The research also showed that insurance claims from landlords whose properties have been converted into illegal cannabis farms account for a third of the total value of all malicious damage claims received, while in nearly a quarter (23%) of theft of electricity cases, police suspected electricity was being stolen for the cultivation or manufacture of illegal drugs.
Furthermore, since the start of 2017, there have been over 5,200 cases investigating the theft of electricity, an average of seven cases opened every day. There are particular areas where the issue is especially acute, with just three police forces across England and Wales accounting for nearly a third (32%) of all investigations into the theft of electricity: Greater Manchester Police (14% of all investigations into the theft of electricity since 2017), West Yorkshire Police (12%) and Merseyside Police (7%).
Theft of electricity, where people tamper with a gas or electricity meter so it doesn’t properly record the energy and its use in cannabis farming, is a dangerous game. Those tampering with energy meters risk electrocution and severe burns, and also increase the risk of fire in a property as exposed wires and connections can easily become superheated, while there is a starting point of 12 weeks’ custody for serious offenders.
For those found guilty of running a cannabis operation, capable of producing industrial quantities for commercial use, they can expect to be jailed for between four and eight years. The scale of illegal drug cultivation in the UK is considerable. In the financial year 2017/18, police seized an average of 964 cannabis plants every single day, with a total of 352,000 plants confiscated.
Cannabis seizures represented 72% of all drug seizures in England and Wales last year, with a total of 98,000 seizures across all police forces, while the Metropolitan Police alone carried out 25,880 seizures related to cannabis, accounting for 26% of the England and Wales total. West Yorkshire Police (3,649), West Midlands Police (3,605) and Sussex Police (3,599) also made a substantial number of seizures.
Landlords can inadvertently become the victim of unscrupulous drug dealers who abuse their properties and transform them into cannabis factories. This can lead to thousands of pounds of damage and a landlord being trust into a criminal investigation not of their own making. The research found that one in every nine landlord claim related to malicious damage is because a tenant had been using a landlord’s property for the illegal cultivation of cannabis.

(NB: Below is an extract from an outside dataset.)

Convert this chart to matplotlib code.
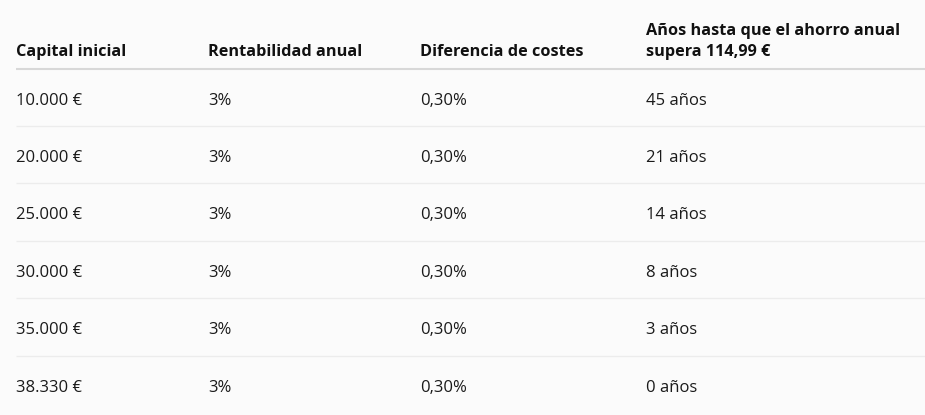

Cannabis cultivation can cause considerable damage to a rental property, as a result of mould and water leakage hydroponics and irrigation systems used. Criminals will often take drastic action to keep their illegal activities secret, knocking through walls for ventilation and causing damage by installing fortifications to stop easy access.
What are the signs to look out for?
There are a number of tell-tale signs that a property is being used for nefarious purposes in the growing of cannabis. These include mould, condensation and excess humidity in a property, tenants tampering with the electricity meter or wiring, and fertiliser and an excess of gardening equipment for the size of the property’s garden. Alarm bells may also ring if a tenant wishes to pay cash upfront for the lease and is keen to prevent or discourage any inspections of the property.
Equally, windows and vents being sealed or blocked off to prevent heat or the smell of cannabis escaping, and noise and light pollution from ventilation fan and lamps are other indicators that something could be amiss.
Lots of people coming and going at all times of the day and night, extraction fans and ventilation fans being used 24/7 – you might even hear these as you approach the property, or neighbours of your rental property might complain about the noise – and a smell (strong and sickly sweet, and easy to recognise) emanating from your property could also suggest your tenant is up to no good.
Lastly, clear fortification of the building, such as an increased number of locks or window bars installed, should make you think twice.
What action should you take?
If you suspect that your tenants are running a cannabis farm, you must call the police immediately. It’s not wise or recommended to confront any of the occupants themselves, as there is a good chance they’ll be hardened criminals involved in serious and organised crime. For your own safety and those surrounding the property, you should leave it to be the police to take action on your behalf.
It’s not always easy to be sure if cannabis cultivation is taking place, but if your suspicions are significantly raised you have a duty to inform the police straightaway. If you discover a cannabis farm in your property, and allow it to continue unchallenged, this could leave you in all sorts of financial and legal bother.
How can you prevent it?
While it’s impossible to completely safeguard your property against this type of illegal activity, there are counter-measures you can take to dramatically reduce the chances of it being an issue. This includes choosing your tenants wisely, and ensuring they are adequately referenced and vetted, as well as employment and credit checks.
Employing the services of an experienced, local letting agent – one which knows how to select the right tenants and can spot suspicious activity early – can also help, conducting background checks and getting the right references on your behalf. A tenant who asks too many questions during a viewing – potentially regarding inspections, electricity supply or lighting – may arouse early suspicions, so this part of the process is an excellent first barrier to preventing issues at a later date.
None of this can 100% guarantee your property will be free from rogue tenants cultivating cannabis, but it should improve the chances of this being the case. It may be worth checking if your landlord insurance (if you have it) covers this type of risk. For example, our Landlords Insurance would require the Accidental and Malicious Damage Cover Extension in order to be covered for this risk, as it would be considered malicious damage by the tenant.
The damage it can do to you – in terms of reputation, finances and even a possible criminal record – means you should do all you can to keep such activities at bay. This is why it’s so important to know what to look for, and when and how to act.